Dari sisi industri, Sekretaris Jenderal Asosiasi Penambang Nikel Indonesia (APNI), Meidy Katrin Lengkey, menyoroti kesenjangan harga antara harga patokan mineral (HPM) nikel yang ditetapkan melalui Peraturan Menteri ESDM Nomor 11 Tahun 2020 dengan harga internasional. Ia menyebutkan bahwa HPM untuk bijih nikel dengan kadar 1,8 persen tercatat sebesar USD 36 per metrik ton pada 2024, sementara harga internasional mencapai USD 63 per metrik ton. Kesenjangan ini mencapai USD 6,36 miliar sepanjang 2024, meskipun nilai ekspor produk turunan nikel seperti matte, MHP, NPI, cathode, dan Ni sulphate telah mencapai USD 20,28 miliar pada Januari–November 2024.
Meidy menambahkan, tantangan lain dalam perdagangan nikel global adalah penerapan kerangka lingkungan, sosial, dan tata kelola (ESG). Pada 2027, Uni Eropa akan mewajibkan setiap baterai yang masuk memiliki paspor baterai dengan parameter ESG, yang harus menjadi perhatian untuk memperluas ekspor nikel ke pasar global.
Saat ini, Indonesia telah memiliki 395 izin usaha penambangan (IUP) nikel, dengan 49 perusahaan pabrik olahan nikel untuk pirometalurgi, enam perusahaan untuk hidrometalurgi, dan 40 perusahaan dalam tahap pembangunan smelter nikel. Menurut Meidy, langkah untuk menjadikan nikel sebagai subjek kontrak berjangka di Bursa Berjangka Indonesia diharapkan mampu meningkatkan efisiensi, transparansi, dan akuntabilitas dalam ekosistem perdagangan nikel nasional.

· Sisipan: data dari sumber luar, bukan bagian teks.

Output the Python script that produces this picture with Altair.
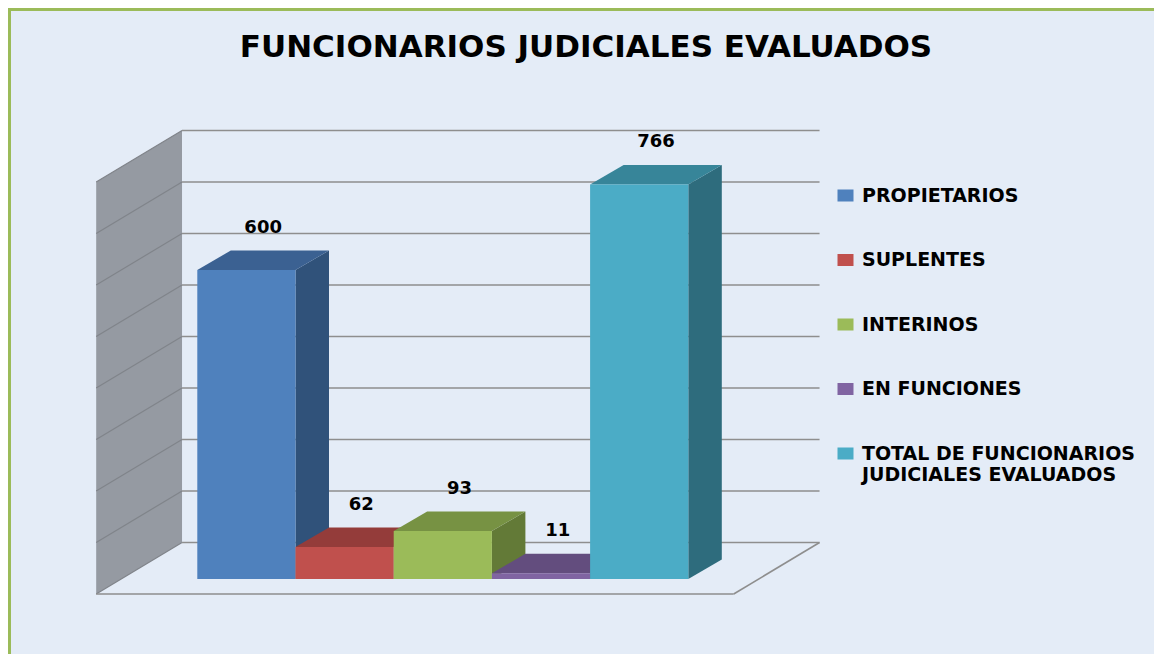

Sekretaris Bappebti yang juga menjabat sebagai Plt. Kepala Biro Pembinaan dan Pengembangan PBK, Olvy Andrianita, menyatakan bahwa Bappebti tengah fokus memasukkan nikel ke dalam regulasi. Peraturan Bappebti (Perba) Nomor 10 Tahun 2024 tentang perubahan atas Perba Nomor 3 Tahun 2019 akan segera direvisi untuk mengakomodir nikel sebagai subjek kontrak berjangka. “Kami juga akan mereviu peraturan kontrak berjangka dan spesifikasi kontrak nikel yang diajukan oleh bursa berjangka. Targetnya, nikel akan masuk sebagai subjek kontrak berjangka yang diperdagangkan di bursa Indonesia pada tahun ini,” pungkas Olvy.